While in flight, the two mice fall from the sleigh into the labs, unintentionally damaging Brain's hypnotic control equipment. As they rush to repair it, Pinky discovers his list was never delivered and breaks down into tears. As Pinky sobs uncontrollably, Brain angrily reads the letter and is surprised to see Pinky asked for nothing for himself, requesting that all of his gifts be delivered to the Brain instead. Brain is deeply moved, and when Pinky informs him the Noodle Noggins are working, Brain is too emotional to demand world domination. He orders everyone to have a Merry Christmas instead, and smashes the equipment in a fit of rage. On Christmas Day, Pinky and the Brain exchange gifts, an Earth-shaped keychain for the Brain and a spell checker for Pinky.

== Production ==
The special was produced by Amblin Entertainment and Warner Bros.
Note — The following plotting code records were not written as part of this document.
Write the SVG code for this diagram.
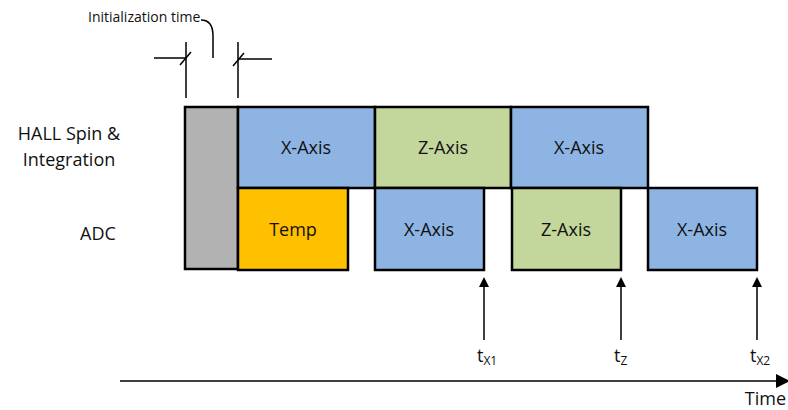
<svg xmlns="http://www.w3.org/2000/svg" width="788" height="410" viewBox="0 0 788 410">
<style>
text{font-family:"Open Sans","Liberation Sans",sans-serif;fill:#111}
.lbl{font-size:18px;text-anchor:middle}
.box{stroke:#000;stroke-width:2.5}
.blue{fill:#8EB4E3}.green{fill:#C3D69B}.orange{fill:#FFC000}.gray{fill:#B2B2B2}
.ln{stroke:#000;stroke-width:1.5;fill:none}
</style>
<defs>
<marker id="ah" markerWidth="10" markerHeight="10" refX="8" refY="5" orient="auto" markerUnits="userSpaceOnUse"><path d="M0,0 L10,5 L0,10 Z" fill="#000"/></marker>
<marker id="ah2" markerWidth="14" markerHeight="14" refX="12" refY="7" orient="auto" markerUnits="userSpaceOnUse"><path d="M0,0 L14,7 L0,14 Z" fill="#000"/></marker>
</defs>
<rect width="788" height="410" fill="#fff"/>
<g id="rowlabels">
<text x="69" y="140" font-size="18" text-anchor="middle">HALL Spin &amp;</text>
<text x="69" y="166" font-size="18" text-anchor="middle">Integration</text>
<text x="98" y="240" font-size="18" text-anchor="middle">ADC</text>
</g>
<g id="init">
<rect class="box gray" x="185" y="107" width="53" height="162"/>
</g>
<g id="hall-x1"><rect class="box blue" x="238" y="107" width="137" height="81"/><text class="lbl" x="306" y="154">X-Axis</text></g>
<g id="hall-z"><rect class="box green" x="375" y="107" width="136" height="81"/><text class="lbl" x="443" y="154">Z-Axis</text></g>
<g id="hall-x2"><rect class="box blue" x="511" y="107" width="137" height="81"/><text class="lbl" x="579" y="154">X-Axis</text></g>
<g id="adc-temp"><rect class="box orange" x="238" y="188" width="110" height="82"/><text class="lbl" x="293" y="236">Temp</text></g>
<g id="adc-x1"><rect class="box blue" x="375" y="188" width="109" height="82"/><text class="lbl" x="429" y="236">X-Axis</text></g>
<g id="adc-z"><rect class="box green" x="512" y="188" width="109" height="82"/><text class="lbl" x="566" y="236">Z-Axis</text></g>
<g id="adc-x2"><rect class="box blue" x="648" y="188" width="109" height="82"/><text class="lbl" x="702" y="236">X-Axis</text></g>
<g id="connectors">
<line class="ln" x1="186" y1="42" x2="186" y2="98"/>
<line class="ln" x1="154" y1="58" x2="186" y2="58"/>
<line class="ln" x1="180" y1="65" x2="191" y2="52"/>
<line class="ln" x1="238" y1="42" x2="238" y2="98"/>
<line class="ln" x1="238" y1="59" x2="272" y2="59"/>
<line class="ln" x1="233" y1="66" x2="244" y2="53"/>
<path class="ln" d="M201,20 C210,20 213,26 213,36 L213,58"/>
<line class="ln" x1="484" y1="340" x2="484" y2="279" marker-end="url(#ah)"/>
<line class="ln" x1="621" y1="340" x2="621" y2="279" marker-end="url(#ah)"/>
<line class="ln" x1="757" y1="340" x2="757" y2="279" marker-end="url(#ah)"/>
<line class="ln" x1="120" y1="381" x2="788" y2="381" marker-end="url(#ah2)"/>
</g>
<g id="texts">
<text x="88" y="22" font-size="14">Initialization time</text>
<text x="477" y="362" font-size="18">t<tspan font-size="12" dy="3">X1</tspan></text>
<text x="614" y="362" font-size="18">t<tspan font-size="12" dy="3">Z</tspan></text>
<text x="750" y="362" font-size="18">t<tspan font-size="12" dy="3">X2</tspan></text>
<text x="786" y="405" font-size="18" text-anchor="end">Time</text>
</g>
</svg>
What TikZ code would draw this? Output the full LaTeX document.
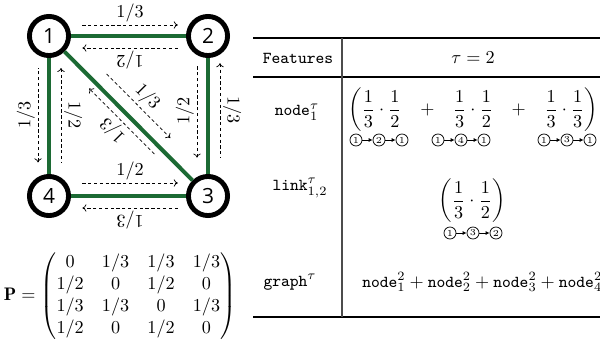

Television, based on a teleplay by Peter Hastings and directed by Rusty Mills. Filmmaker Steven Spielberg was credited as the special's executive producer, although author Frank Sanello expressed skepticism Spielberg personally worked on the special each day.

In one scene in the workshop, Pinky reads they are invited to a party at the home of Donner the reindeer, which Brain dismisses with reference to the historical Donner Party. While the cannibalism joke would likely not be understood by younger viewers, voice actor Maurice LaMarche explained that producer Tom Ruegger had once told him, "I want this to be a show, and Steven wants this to be a show, that adults and kids can enjoy together and doesn't talk down to one group or pander to the other".

== Broadcast and release ==
After Pinky and the Brain was spun off from Animaniacs, the series was aired on The WB on Sunday evenings. A Pinky and the Brain Christmas marked the prime time debut, airing on The WB on the night of Wednesday, December 13, 1995 as a special.

A Pinky and the Brain Christmas was later included in the DVD Pinky and the Brain Vol. 1, released by Warner Home Video. The episode was also streamed on Amazon.com in 2016.

== Reception ==
Caryn James, writing for The New York Times, said "The special will give adults only a hint of the series' usual satire". James called the special "endearing", though she felt the series had already produced funnier episodes. The special won the Primetime Emmy Award for Outstanding Animated Program in 1996, and an Annie Award for Best Individual Achievement in Storyboarding.

In 2005, authors Kevin Cuddihy and Phillip Metcalfe named it second in their Christmas-themed list of "Not-so-Classic Cartoons", declaring it "well worth the effort to see it". In 2009, Entertainment Weekly named the special among "15 New(ish) Christmas Classics", calling it "very touching". In 2016, Mary Grace Garis of Bustle wrote that the Emmy win was surprising, crediting it to "Pinky's sweet, simple heart".